*INSTRUCTIONS TO FOLLOW*
Transcribe every line exactly. Leave the pictures behind.

*RECORDED DATA*
+++++

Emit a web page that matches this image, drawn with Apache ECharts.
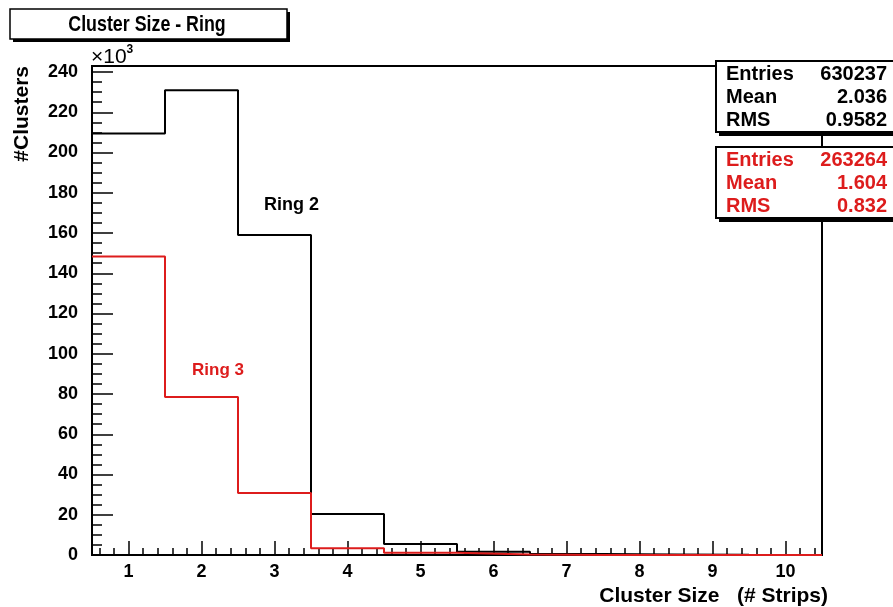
<!DOCTYPE html>
<html>
<head>
<meta charset="utf-8">
<script src="https://cdn.jsdelivr.net/npm/echarts@6/dist/echarts.min.js"></script>
<style>html,body{margin:0;padding:0;background:#fff;}#c{width:893px;height:607px;}</style>
</head>
<body>
<div id="c"></div>
<script>
// ---- data (values in units of 10^3 clusters) ----
const categories = [1, 2, 3, 4, 5, 6, 7, 8, 9, 10];
const ring2 = [209.5, 231.0, 159.0, 20.4, 5.5, 1.6, 0.5, 0.3, 0.1, 0.0];
const ring3 = [148.3, 78.5, 30.8, 3.3, 1.1, 0.3, 0.0, 0.0, 0.0, 0.0];
const yTicks = [0, 20, 40, 60, 80, 100, 120, 140, 160, 180, 200, 220, 240];
const xTickLabels = ['1', '2', '3', '4', '5', '6', '7', '8', '9', '10'];
const stats2 = [['Entries', '630237'], ['Mean', '2.036'], ['RMS', '0.9582']];
const stats3 = [['Entries', '263264'], ['Mean', '1.604'], ['RMS', '0.832']];

const FONT = '"Liberation Sans", Arial, sans-serif';
const RED = '#dd1c1c';

function histPoints(vals) {
  const pts = vals.map((v, i) => [categories[i] - 0.5, v]);
  pts.push([categories[categories.length - 1] + 0.5, vals[vals.length - 1]]);
  pts.push([categories[categories.length - 1] + 0.5, 0]);
  return pts;
}
// minor tick slots: 5 per unit bin (ticks at centres → every 0.2)
const minorSlots = [];
for (let i = 0; i < categories.length * 5; i++) minorSlots.push('m' + i);

const chart = echarts.init(document.getElementById('c'), null, {renderer: 'canvas'});

function statBox(y, rows, color) {
  const els = [
    {type: 'rect', shape: {x: 719, y: y + 4, width: 200, height: 71}, style: {fill: '#000'}, z: 100},
    {type: 'rect', shape: {x: 716, y: y, width: 200, height: 71}, style: {fill: '#fff', stroke: '#000', lineWidth: 2}, z: 101}
  ];
  rows.forEach((r, i) => {
    const cy = y + 13 + i * 23.4;
    els.push({type: 'text', x: 726, y: cy, z: 102,
      style: {text: r[0], fill: color, font: 'bold 20px ' + FONT, textAlign: 'left', textVerticalAlign: 'middle'}});
    els.push({type: 'text', x: 887, y: cy, z: 102,
      style: {text: r[1], fill: color, font: 'bold 20px ' + FONT, textAlign: 'right', textVerticalAlign: 'middle'}});
  });
  return els;
}

const option = {
  animation: false,
  backgroundColor: '#fff',
  grid: {left: 92, right: 71, top: 66, bottom: 52, show: true, borderColor: '#000', borderWidth: 2, backgroundColor: '#fff', containLabel: false},
  xAxis: [
    {type: 'value', min: 0.5, max: 10.5, show: false},
    {type: 'category', data: xTickLabels, boundaryGap: true, position: 'bottom',
      axisLine: {show: true, onZero: false, lineStyle: {color: '#000', width: 2}},
      axisTick: {show: true, inside: true, alignWithLabel: true, length: 14, lineStyle: {color: '#000', width: 1.5}},
      axisLabel: {show: true, interval: 0, margin: 8, color: '#000', fontWeight: 'bold', fontSize: 18, fontFamily: FONT},
      splitLine: {show: false}},
    {type: 'category', data: minorSlots, boundaryGap: true, position: 'bottom',
      axisLine: {show: false},
      axisTick: {show: true, inside: true, alignWithLabel: true, interval: 0, length: 7, lineStyle: {color: '#000', width: 1.5}},
      axisLabel: {show: false}, splitLine: {show: false}}
  ],
  yAxis: [
    {type: 'value', min: 0, max: 243, interval: 20,
      axisLine: {show: true, onZero: false, lineStyle: {color: '#000', width: 2}},
      axisTick: {show: true, inside: true, length: 21, lineStyle: {color: '#000', width: 1.5}},
      axisLabel: {show: true, margin: 14, color: '#000', fontWeight: 'bold', fontSize: 18, fontFamily: FONT,
        showMaxLabel: false,
        formatter: v => (yTicks.indexOf(v) >= 0 ? String(v) : '')},
      splitLine: {show: false}},
    {type: 'value', min: 0, max: 243, interval: 5, position: 'left',
      axisLine: {show: false},
      axisTick: {show: true, inside: true, length: 10, lineStyle: {color: '#000', width: 1.5}},
      axisLabel: {show: false}, splitLine: {show: false}}
  ],
  series: [
    {name: 'Ring 2', type: 'line', step: 'end', xAxisIndex: 0, yAxisIndex: 0, data: histPoints(ring2), showSymbol: false, symbol: 'none',
      lineStyle: {color: '#000', width: 2}, z: 3},
    {name: 'Ring 3', type: 'line', step: 'end', xAxisIndex: 0, yAxisIndex: 0, data: histPoints(ring3), showSymbol: false, symbol: 'none',
      lineStyle: {color: RED, width: 2}, z: 4}
  ],
  graphic: [
    // title box
    {type: 'rect', shape: {x: 13, y: 12, width: 277, height: 30}, style: {fill: '#000'}, z: 100},
    {type: 'rect', shape: {x: 10, y: 9, width: 277, height: 30}, style: {fill: '#fff', stroke: '#000', lineWidth: 1.5}, z: 101},
    {type: 'text', x: 147, y: 25, scaleX: 0.81, z: 102,
      style: {text: 'Cluster Size - Ring', fill: '#000', font: 'bold 22px ' + FONT, textAlign: 'center', textVerticalAlign: 'middle'}},
    // x10^3
    {type: 'text', x: 91, y: 57, z: 102,
      style: {text: '{a|×10}{b|3}', textVerticalAlign: 'middle', textAlign: 'left',
        rich: {a: {fontSize: 21, fontFamily: FONT, color: '#000'},
               b: {fontSize: 12, fontFamily: FONT, fontWeight: 'bold', color: '#000', verticalAlign: 'top', padding: [0, 0, 14, 0]}}}},
    // axis titles
    {type: 'text', x: 22, y: 66, rotation: Math.PI / 2, z: 102,
      style: {text: '#Clusters', fill: '#000', font: 'bold 21px ' + FONT, textAlign: 'right', textVerticalAlign: 'middle'}},
    {type: 'text', x: 828, y: 596, z: 102,
      style: {text: 'Cluster Size   (# Strips)', fill: '#000', font: 'bold 21px ' + FONT, textAlign: 'right', textVerticalAlign: 'middle'}},
    // ring labels
    {type: 'text', x: 264, y: 205, z: 102,
      style: {text: 'Ring 2', fill: '#000', font: 'bold 18px ' + FONT, textAlign: 'left', textVerticalAlign: 'middle'}},
    {type: 'text', x: 192, y: 370, z: 102,
      style: {text: 'Ring 3', fill: RED, font: 'bold 17px ' + FONT, textAlign: 'left', textVerticalAlign: 'middle'}}
  ].concat(statBox(61, stats2, '#000')).concat(statBox(147, stats3, RED))
};
chart.setOption(option);
</script>
</body>
</html>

+++++

*ANSWER FOR THIS EXERCISE*
Emit a web page that matches this image, drawn with Apache ECharts.
<!DOCTYPE html>
<html>
<head>
<meta charset="utf-8">
<script src="https://cdn.jsdelivr.net/npm/echarts@6/dist/echarts.min.js"></script>
<style>html,body{margin:0;padding:0;background:#fff;}#c{width:893px;height:607px;}</style>
</head>
<body>
<div id="c"></div>
<script>
// ---- data (values in units of 10^3 clusters) ----
const categories = [1, 2, 3, 4, 5, 6, 7, 8, 9, 10];
const ring2 = [209.5, 231.0, 159.0, 20.4, 5.5, 1.6, 0.5, 0.3, 0.1, 0.0];
const ring3 = [148.3, 78.5, 30.8, 3.3, 1.1, 0.3, 0.0, 0.0, 0.0, 0.0];
const yTicks = [0, 20, 40, 60, 80, 100, 120, 140, 160, 180, 200, 220, 240];
const xTickLabels = ['1', '2', '3', '4', '5', '6', '7', '8', '9', '10'];
const stats2 = [['Entries', '630237'], ['Mean', '2.036'], ['RMS', '0.9582']];
const stats3 = [['Entries', '263264'], ['Mean', '1.604'], ['RMS', '0.832']];

const FONT = '"Liberation Sans", Arial, sans-serif';
const RED = '#dd1c1c';

function histPoints(vals) {
  const pts = vals.map((v, i) => [categories[i] - 0.5, v]);
  pts.push([categories[categories.length - 1] + 0.5, vals[vals.length - 1]]);
  pts.push([categories[categories.length - 1] + 0.5, 0]);
  return pts;
}
// minor tick slots: 5 per unit bin (ticks at centres → every 0.2)
const minorSlots = [];
for (let i = 0; i < categories.length * 5; i++) minorSlots.push('m' + i);

const chart = echarts.init(document.getElementById('c'), null, {renderer: 'canvas'});

function statBox(y, rows, color) {
  const els = [
    {type: 'rect', shape: {x: 719, y: y + 4, width: 200, height: 71}, style: {fill: '#000'}, z: 100},
    {type: 'rect', shape: {x: 716, y: y, width: 200, height: 71}, style: {fill: '#fff', stroke: '#000', lineWidth: 2}, z: 101}
  ];
  rows.forEach((r, i) => {
    const cy = y + 13 + i * 23.4;
    els.push({type: 'text', x: 726, y: cy, z: 102,
      style: {text: r[0], fill: color, font: 'bold 20px ' + FONT, textAlign: 'left', textVerticalAlign: 'middle'}});
    els.push({type: 'text', x: 887, y: cy, z: 102,
      style: {text: r[1], fill: color, font: 'bold 20px ' + FONT, textAlign: 'right', textVerticalAlign: 'middle'}});
  });
  return els;
}

const option = {
  animation: false,
  backgroundColor: '#fff',
  grid: {left: 92, right: 71, top: 66, bottom: 52, show: true, borderColor: '#000', borderWidth: 2, backgroundColor: '#fff', containLabel: false},
  xAxis: [
    {type: 'value', min: 0.5, max: 10.5, show: false},
    {type: 'category', data: xTickLabels, boundaryGap: true, position: 'bottom',
      axisLine: {show: true, onZero: false, lineStyle: {color: '#000', width: 2}},
      axisTick: {show: true, inside: true, alignWithLabel: true, length: 14, lineStyle: {color: '#000', width: 1.5}},
      axisLabel: {show: true, interval: 0, margin: 8, color: '#000', fontWeight: 'bold', fontSize: 18, fontFamily: FONT},
      splitLine: {show: false}},
    {type: 'category', data: minorSlots, boundaryGap: true, position: 'bottom',
      axisLine: {show: false},
      axisTick: {show: true, inside: true, alignWithLabel: true, interval: 0, length: 7, lineStyle: {color: '#000', width: 1.5}},
      axisLabel: {show: false}, splitLine: {show: false}}
  ],
  yAxis: [
    {type: 'value', min: 0, max: 243, interval: 20,
      axisLine: {show: true, onZero: false, lineStyle: {color: '#000', width: 2}},
      axisTick: {show: true, inside: true, length: 21, lineStyle: {color: '#000', width: 1.5}},
      axisLabel: {show: true, margin: 14, color: '#000', fontWeight: 'bold', fontSize: 18, fontFamily: FONT,
        showMaxLabel: false,
        formatter: v => (yTicks.indexOf(v) >= 0 ? String(v) : '')},
      splitLine: {show: false}},
    {type: 'value', min: 0, max: 243, interval: 5, position: 'left',
      axisLine: {show: false},
      axisTick: {show: true, inside: true, length: 10, lineStyle: {color: '#000', width: 1.5}},
      axisLabel: {show: false}, splitLine: {show: false}}
  ],
  series: [
    {name: 'Ring 2', type: 'line', step: 'end', xAxisIndex: 0, yAxisIndex: 0, data: histPoints(ring2), showSymbol: false, symbol: 'none',
      lineStyle: {color: '#000', width: 2}, z: 3},
    {name: 'Ring 3', type: 'line', step: 'end', xAxisIndex: 0, yAxisIndex: 0, data: histPoints(ring3), showSymbol: false, symbol: 'none',
      lineStyle: {color: RED, width: 2}, z: 4}
  ],
  graphic: [
    // title box
    {type: 'rect', shape: {x: 13, y: 12, width: 277, height: 30}, style: {fill: '#000'}, z: 100},
    {type: 'rect', shape: {x: 10, y: 9, width: 277, height: 30}, style: {fill: '#fff', stroke: '#000', lineWidth: 1.5}, z: 101},
    {type: 'text', x: 147, y: 25, scaleX: 0.81, z: 102,
      style: {text: 'Cluster Size - Ring', fill: '#000', font: 'bold 22px ' + FONT, textAlign: 'center', textVerticalAlign: 'middle'}},
    // x10^3
    {type: 'text', x: 91, y: 57, z: 102,
      style: {text: '{a|×10}{b|3}', textVerticalAlign: 'middle', textAlign: 'left',
        rich: {a: {fontSize: 21, fontFamily: FONT, color: '#000'},
               b: {fontSize: 12, fontFamily: FONT, fontWeight: 'bold', color: '#000', verticalAlign: 'top', padding: [0, 0, 14, 0]}}}},
    // axis titles
    {type: 'text', x: 22, y: 66, rotation: Math.PI / 2, z: 102,
      style: {text: '#Clusters', fill: '#000', font: 'bold 21px ' + FONT, textAlign: 'right', textVerticalAlign: 'middle'}},
    {type: 'text', x: 828, y: 596, z: 102,
      style: {text: 'Cluster Size   (# Strips)', fill: '#000', font: 'bold 21px ' + FONT, textAlign: 'right', textVerticalAlign: 'middle'}},
    // ring labels
    {type: 'text', x: 264, y: 205, z: 102,
      style: {text: 'Ring 2', fill: '#000', font: 'bold 18px ' + FONT, textAlign: 'left', textVerticalAlign: 'middle'}},
    {type: 'text', x: 192, y: 370, z: 102,
      style: {text: 'Ring 3', fill: RED, font: 'bold 17px ' + FONT, textAlign: 'left', textVerticalAlign: 'middle'}}
  ].concat(statBox(61, stats2, '#000')).concat(statBox(147, stats3, RED))
};
chart.setOption(option);
</script>
</body>
</html>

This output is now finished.